Pie. Why bake Pie? In my book, (that big imaginary volume called “The Big Camont Cookbook”) Pie or the French version-une tarte- is the most rewarding of all treats. The smell of the baking butter, the pastry crunch, the butter, the slightly sweet and soft texture of cooked fruit, and the perfectly happy butter pastry crust are reward enough for a short time spent in the kitchen.
This sweet pie, essentially a classic sweet potato pie, was created for a dinner of friends last week. In my last minute ‘let’s make it happen’ madness, I consulted a few online recipes and then made my own path. I roasted some sweet potatoes (amazingly grown in my own garden this summer!) and tossed in the last remaining quince from the fruit bowl. I hate that things go to waste, that there is one small, measly, remaining-something-from-a-large bowl. I always try to use up the last lemon, the lone apple, the meager bunch of carrots bought last week. So along with the potatoes that I cut in halves and placed face down on a sheet pan, I placed the halved quince as well to roast.
When asked to tell why I do what I do, what makes me get up every morning, or why I bother to write this all down, I think of something as simple as that gesture of placing the last quince in the pie. Almost instinctual, a learned habit of looking at what’s around me, I enjoy the process of thinking how one added new element elevates this simple recipe found on a thousand sites and in as many kitchens this Thanksgiving season.
Making a recipe your own happens easily when you stock your kitchen with thoughtful products. Two of the four quince I bought at the market became part of a kale salad that John D. made when he was cheffing his way around my kitchen all last month. One quince got poached in a light syrup and has been steeping in the fridge; I will now add that to the some holiday chutney. And that last quince that I baked alongside the sweet potatoes added just enough perfumed plus to the filling. Other than using an already open 14 oz. can of condensed milk (with enough sugar for my taste) I add no additional sugar. What a happy accident!

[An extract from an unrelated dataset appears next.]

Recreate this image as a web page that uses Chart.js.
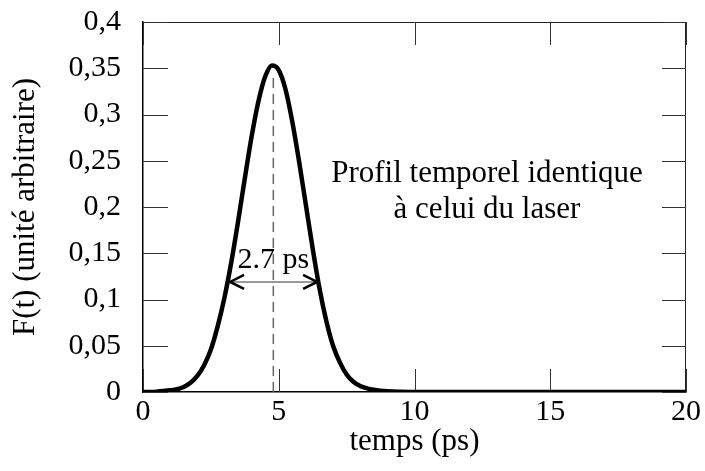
<!DOCTYPE html>
<html><head><meta charset="utf-8">
<script src="https://cdn.jsdelivr.net/npm/chart.js@4/dist/chart.umd.min.js"></script>
<style>html,body{margin:0;padding:0;background:#fff}#wrap{width:705px;height:471px}</style>
</head><body><div id="wrap"><canvas id="c" width="705" height="471"></canvas></div>
<script>
// Time axis (ps) and pulse profile F(t)
const times = [0,0.25,0.5,0.75,1,1.25,1.5,1.75,2,2.25,2.5,2.75,3,3.25,3.5,3.75,4,4.25,4.5,4.75,5,5.25,5.5,5.75,6,6.25,6.5,6.75,7,7.25,7.5,7.75,8,8.25,8.5,8.75,9,9.5,10,11,12,13,14,15,16,17,18,19,20];
const values = [0,0.0001,0.0004,0.0010,0.0018,0.0030,0.0055,0.0100,0.0173,0.029,0.046,0.071,0.102,0.140,0.184,0.231,0.276,0.314,0.341,0.353,0.348,0.327,0.292,0.249,0.202,0.155,0.112,0.077,0.050,0.032,0.019,0.011,0.0065,0.0040,0.0024,0.0014,0.0008,0.0003,0.0001,0,0,0,0,0,0,0,0,0,0];
const xTickLabels = ['0','5','10','15','20'];
const yTickLabels = ['0','0,05','0,1','0,15','0,2','0,25','0,3','0,35','0,4'];
// Annotation anchors (data units)
const peakTime = 4.8;
const peakLineTop = 0.346;
const fwhmLevel = 0.119;
const fwhmStart = 3.17;
const fwhmEnd = 6.45;
const fwhmText = '2.7 ps';
const noteLines = ['Profil temporel identique', 'à celui du laser'];
const noteX = 12.67;
const noteY = [0.227, 0.188];

const FONT = 'Liberation Serif, Times New Roman, serif';
const font30 = {family: FONT, size: 30};
const font31 = {family: FONT, size: 31};

const framePlugin = {
  id: 'frame',
  beforeDatasetsDraw(chart) {
    const {ctx, chartArea: a, scales: {x, y}} = chart;
    ctx.save();
    ctx.strokeStyle = '#222';
    ctx.lineWidth = 1;
    ctx.beginPath();
    ctx.moveTo(a.left, a.top + 0.5);
    ctx.lineTo(a.right - 0.5, a.top + 0.5);
    ctx.lineTo(a.right - 0.5, a.bottom);
    ctx.stroke();
    ctx.strokeStyle = '#333';
    x.ticks.forEach(t => {
      const px = Math.round(x.getPixelForValue(t.value)) + 0.5;
      ctx.beginPath();
      ctx.moveTo(px, a.bottom); ctx.lineTo(px, a.bottom - 23);
      ctx.moveTo(px, a.top); ctx.lineTo(px, a.top + 23);
      ctx.stroke();
    });
    y.ticks.forEach(t => {
      const py = Math.round(y.getPixelForValue(t.value)) + 0.5;
      ctx.beginPath();
      ctx.moveTo(a.left, py); ctx.lineTo(a.left + 25, py);
      ctx.moveTo(a.right, py); ctx.lineTo(a.right - 24, py);
      ctx.stroke();
    });
    const cx = x.getPixelForValue(peakTime);
    ctx.strokeStyle = '#666';
    ctx.lineWidth = 1.5;
    ctx.setLineDash([10, 6]);
    ctx.beginPath();
    ctx.moveTo(cx, y.getPixelForValue(0));
    ctx.lineTo(cx, y.getPixelForValue(peakLineTop));
    ctx.stroke();
    ctx.setLineDash([]);
    ctx.restore();
  },
  afterDatasetsDraw(chart) {
    const {ctx, scales: {x, y}} = chart;
    ctx.save();
    const ay = y.getPixelForValue(fwhmLevel);
    const x1 = x.getPixelForValue(fwhmStart);
    const x2 = x.getPixelForValue(fwhmEnd);
    ctx.strokeStyle = '#777';
    ctx.lineWidth = 1.5;
    ctx.beginPath(); ctx.moveTo(x1, ay); ctx.lineTo(x2, ay); ctx.stroke();
    ctx.strokeStyle = '#000';
    ctx.lineWidth = 2.5;
    ctx.beginPath();
    ctx.moveTo(x1 + 15, ay - 7); ctx.lineTo(x1 + 1, ay); ctx.lineTo(x1 + 15, ay + 7);
    ctx.moveTo(x2 - 15, ay - 7); ctx.lineTo(x2 - 1, ay); ctx.lineTo(x2 - 15, ay + 7);
    ctx.stroke();
    ctx.fillStyle = '#000';
    ctx.font = '30px ' + FONT;
    ctx.textAlign = 'center';
    ctx.textBaseline = 'alphabetic';
    ctx.fillText(fwhmText, x.getPixelForValue(peakTime), ay - 14);
    ctx.font = '31px ' + FONT;
    noteLines.forEach((s, i) => ctx.fillText(s, x.getPixelForValue(noteX), y.getPixelForValue(noteY[i])));
    ctx.restore();
  }
};

new Chart(document.getElementById('c'), {
  type: 'line',
  data: {
    datasets: [{
      data: times.map((t, i) => ({x: t, y: values[i]})),
      borderColor: '#000',
      borderWidth: 4.5,
      pointRadius: 0,
      cubicInterpolationMode: 'monotone',
      fill: false
    }]
  },
  options: {
    responsive: false,
    animation: false,
    devicePixelRatio: 1,
    layout: {padding: {left: 0, right: 19, top: 22, bottom: 0}},
    plugins: {legend: {display: false}, tooltip: {enabled: false}},
    scales: {
      x: {
        type: 'linear', min: 0, max: 20,
        ticks: {stepSize: 5, font: font30, color: '#000', padding: -6, maxRotation: 0,
          callback: (v, i) => xTickLabels[i]},
        grid: {display: false},
        border: {display: true, color: '#000', width: 1.5},
        title: {display: true, text: 'temps (ps)', font: font31, color: '#000', padding: {top: 0, bottom: 11}},
        afterFit(s) { s.height = 79; s.paddingLeft = 0; s.paddingRight = 0; }
      },
      y: {
        type: 'linear', min: 0, max: 0.4,
        ticks: {stepSize: 0.05, font: font30, color: '#000', padding: 14,
          callback: (v, i) => yTickLabels[i]},
        grid: {display: false},
        border: {display: true, color: '#000', width: 1.5},
        title: {display: true, text: 'F(t) (unité arbitraire)', font: font31, color: '#000', padding: {top: 7, bottom: 0}},
        afterFit(s) { s.width = 143; s.paddingTop = 0; s.paddingBottom = 0; }
      }
    }
  },
  plugins: [framePlugin]
});
</script>
</body></html>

The summer sweet potatoes and the quince, brightened with a squeeze of lemon, a splash of armagnac/vanilla extract (I make my own), and a couple farm fresh eggs were enough a perfect marriage. I added some fine cornmeal to the flour and butter to make a slightly more textured and nutty crust. Soon this pie was my own—inspired by tradition and elaborated by my own touch to create a dense rich dessert as festive as my table.
Although I didn’t ‘follow’ a recipe, I do make note of my ingredients. Give this a whirl and add your own touches!
Sweet Potato & Quince Pie
Recipe for one pie
All butter cornmeal crust:
150 gr all-purpose flour
100 gr fine cornmeal flour
125 sweet butter, torn into small pieces
a pinch of salt
1 egg for egg wash
Mix all the ingredients except the egg together, roll out, and place in a deep dish pie pan or terra cotta gratin pan like I use. Make a fluted edge high enough to hold the filling. Brush with egg wash and let dry while preparing the filling
Sweet Potato and Quince FIlling
sweet potatoes - two-3 very large potatoes- about 1.5 kilo or 3 lbs. Roasted until soft and peel removed
1 or 2 quince, apple, or pear. Roasted until soft and cored and peeled
1 can evaporated milk
2 tablespoons cornstarch
1 tablespoon of “The Secret” flavoring* or good vanilla extract
Mix all of the ingredients together and whisk or blend together until smooth.
Pour into pastry crust and bake in an moderate oven at 350’ for 45-55 min until the filling is set and barely jiggly. Let cool or refrigerate overnight, serve with whipped cream, ice cream, or crème fraîche. Enjoy and give thanks!
*Steep some vanilla beans in armagnac, add some rum, and orange flower water. Let sleep together for awhile. Eh Voila- Le Secret!